* BEGIN Source data *

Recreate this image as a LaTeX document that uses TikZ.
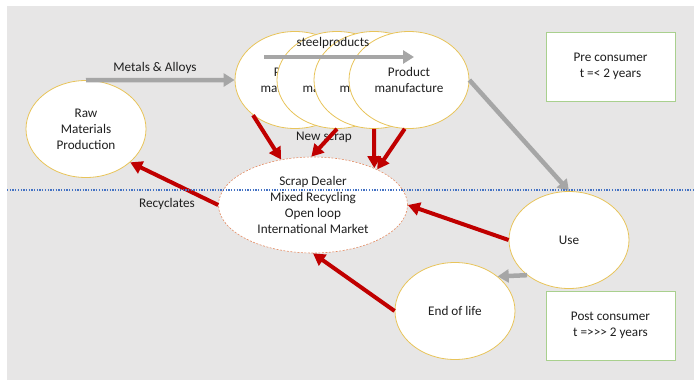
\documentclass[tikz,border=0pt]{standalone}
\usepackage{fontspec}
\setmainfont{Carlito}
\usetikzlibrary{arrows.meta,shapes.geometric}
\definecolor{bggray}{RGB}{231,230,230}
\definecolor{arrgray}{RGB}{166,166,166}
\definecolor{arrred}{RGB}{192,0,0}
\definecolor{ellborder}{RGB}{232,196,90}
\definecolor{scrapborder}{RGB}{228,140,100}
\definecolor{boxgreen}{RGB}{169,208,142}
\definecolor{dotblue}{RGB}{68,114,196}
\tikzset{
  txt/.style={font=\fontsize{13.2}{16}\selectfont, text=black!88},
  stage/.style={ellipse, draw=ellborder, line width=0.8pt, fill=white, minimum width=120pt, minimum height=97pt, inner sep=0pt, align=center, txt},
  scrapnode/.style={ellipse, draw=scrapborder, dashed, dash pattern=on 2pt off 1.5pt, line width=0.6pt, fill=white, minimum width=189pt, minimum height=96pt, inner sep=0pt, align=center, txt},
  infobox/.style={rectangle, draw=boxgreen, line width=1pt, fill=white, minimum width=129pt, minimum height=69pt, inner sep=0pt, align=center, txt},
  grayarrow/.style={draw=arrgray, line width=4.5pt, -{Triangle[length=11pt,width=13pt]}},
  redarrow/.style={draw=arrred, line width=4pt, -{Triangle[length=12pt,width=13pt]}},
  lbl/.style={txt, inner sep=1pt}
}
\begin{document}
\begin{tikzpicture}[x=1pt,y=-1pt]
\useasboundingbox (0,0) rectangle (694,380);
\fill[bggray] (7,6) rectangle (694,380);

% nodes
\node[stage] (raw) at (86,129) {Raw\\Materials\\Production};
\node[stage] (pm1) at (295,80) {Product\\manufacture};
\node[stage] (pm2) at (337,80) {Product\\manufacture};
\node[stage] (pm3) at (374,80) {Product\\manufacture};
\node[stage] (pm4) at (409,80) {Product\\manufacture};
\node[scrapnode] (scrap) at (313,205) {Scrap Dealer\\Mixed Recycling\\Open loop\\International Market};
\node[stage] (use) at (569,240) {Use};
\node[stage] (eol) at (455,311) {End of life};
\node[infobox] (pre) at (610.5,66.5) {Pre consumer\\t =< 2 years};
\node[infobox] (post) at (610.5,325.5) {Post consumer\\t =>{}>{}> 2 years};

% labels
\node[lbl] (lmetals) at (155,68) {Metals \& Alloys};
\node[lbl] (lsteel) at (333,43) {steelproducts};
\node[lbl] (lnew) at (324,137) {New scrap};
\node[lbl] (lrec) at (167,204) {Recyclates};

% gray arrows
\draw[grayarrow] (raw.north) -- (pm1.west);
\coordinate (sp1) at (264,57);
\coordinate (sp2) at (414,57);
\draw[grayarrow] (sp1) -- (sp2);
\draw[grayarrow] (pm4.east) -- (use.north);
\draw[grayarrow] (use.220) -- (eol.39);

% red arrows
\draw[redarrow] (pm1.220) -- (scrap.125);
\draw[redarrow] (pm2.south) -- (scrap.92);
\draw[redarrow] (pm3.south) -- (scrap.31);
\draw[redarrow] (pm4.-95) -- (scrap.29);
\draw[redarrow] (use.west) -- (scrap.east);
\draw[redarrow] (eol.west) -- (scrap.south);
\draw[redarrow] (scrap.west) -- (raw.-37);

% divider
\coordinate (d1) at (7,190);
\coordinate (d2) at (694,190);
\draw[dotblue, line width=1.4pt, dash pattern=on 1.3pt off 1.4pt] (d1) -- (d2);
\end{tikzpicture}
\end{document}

* END Source data *

• Job
Print the whole listing above once more, word for word, without its pictures.

• Full answer
Recreate this image as a LaTeX document that uses TikZ.
\documentclass[tikz,border=0pt]{standalone}
\usepackage{fontspec}
\setmainfont{Carlito}
\usetikzlibrary{arrows.meta,shapes.geometric}
\definecolor{bggray}{RGB}{231,230,230}
\definecolor{arrgray}{RGB}{166,166,166}
\definecolor{arrred}{RGB}{192,0,0}
\definecolor{ellborder}{RGB}{232,196,90}
\definecolor{scrapborder}{RGB}{228,140,100}
\definecolor{boxgreen}{RGB}{169,208,142}
\definecolor{dotblue}{RGB}{68,114,196}
\tikzset{
  txt/.style={font=\fontsize{13.2}{16}\selectfont, text=black!88},
  stage/.style={ellipse, draw=ellborder, line width=0.8pt, fill=white, minimum width=120pt, minimum height=97pt, inner sep=0pt, align=center, txt},
  scrapnode/.style={ellipse, draw=scrapborder, dashed, dash pattern=on 2pt off 1.5pt, line width=0.6pt, fill=white, minimum width=189pt, minimum height=96pt, inner sep=0pt, align=center, txt},
  infobox/.style={rectangle, draw=boxgreen, line width=1pt, fill=white, minimum width=129pt, minimum height=69pt, inner sep=0pt, align=center, txt},
  grayarrow/.style={draw=arrgray, line width=4.5pt, -{Triangle[length=11pt,width=13pt]}},
  redarrow/.style={draw=arrred, line width=4pt, -{Triangle[length=12pt,width=13pt]}},
  lbl/.style={txt, inner sep=1pt}
}
\begin{document}
\begin{tikzpicture}[x=1pt,y=-1pt]
\useasboundingbox (0,0) rectangle (694,380);
\fill[bggray] (7,6) rectangle (694,380);

% nodes
\node[stage] (raw) at (86,129) {Raw\\Materials\\Production};
\node[stage] (pm1) at (295,80) {Product\\manufacture};
\node[stage] (pm2) at (337,80) {Product\\manufacture};
\node[stage] (pm3) at (374,80) {Product\\manufacture};
\node[stage] (pm4) at (409,80) {Product\\manufacture};
\node[scrapnode] (scrap) at (313,205) {Scrap Dealer\\Mixed Recycling\\Open loop\\International Market};
\node[stage] (use) at (569,240) {Use};
\node[stage] (eol) at (455,311) {End of life};
\node[infobox] (pre) at (610.5,66.5) {Pre consumer\\t =< 2 years};
\node[infobox] (post) at (610.5,325.5) {Post consumer\\t =>{}>{}> 2 years};

% labels
\node[lbl] (lmetals) at (155,68) {Metals \& Alloys};
\node[lbl] (lsteel) at (333,43) {steelproducts};
\node[lbl] (lnew) at (324,137) {New scrap};
\node[lbl] (lrec) at (167,204) {Recyclates};

% gray arrows
\draw[grayarrow] (raw.north) -- (pm1.west);
\coordinate (sp1) at (264,57);
\coordinate (sp2) at (414,57);
\draw[grayarrow] (sp1) -- (sp2);
\draw[grayarrow] (pm4.east) -- (use.north);
\draw[grayarrow] (use.220) -- (eol.39);

% red arrows
\draw[redarrow] (pm1.220) -- (scrap.125);
\draw[redarrow] (pm2.south) -- (scrap.92);
\draw[redarrow] (pm3.south) -- (scrap.31);
\draw[redarrow] (pm4.-95) -- (scrap.29);
\draw[redarrow] (use.west) -- (scrap.east);
\draw[redarrow] (eol.west) -- (scrap.south);
\draw[redarrow] (scrap.west) -- (raw.-37);

% divider
\coordinate (d1) at (7,190);
\coordinate (d2) at (694,190);
\draw[dotblue, line width=1.4pt, dash pattern=on 1.3pt off 1.4pt] (d1) -- (d2);
\end{tikzpicture}
\end{document}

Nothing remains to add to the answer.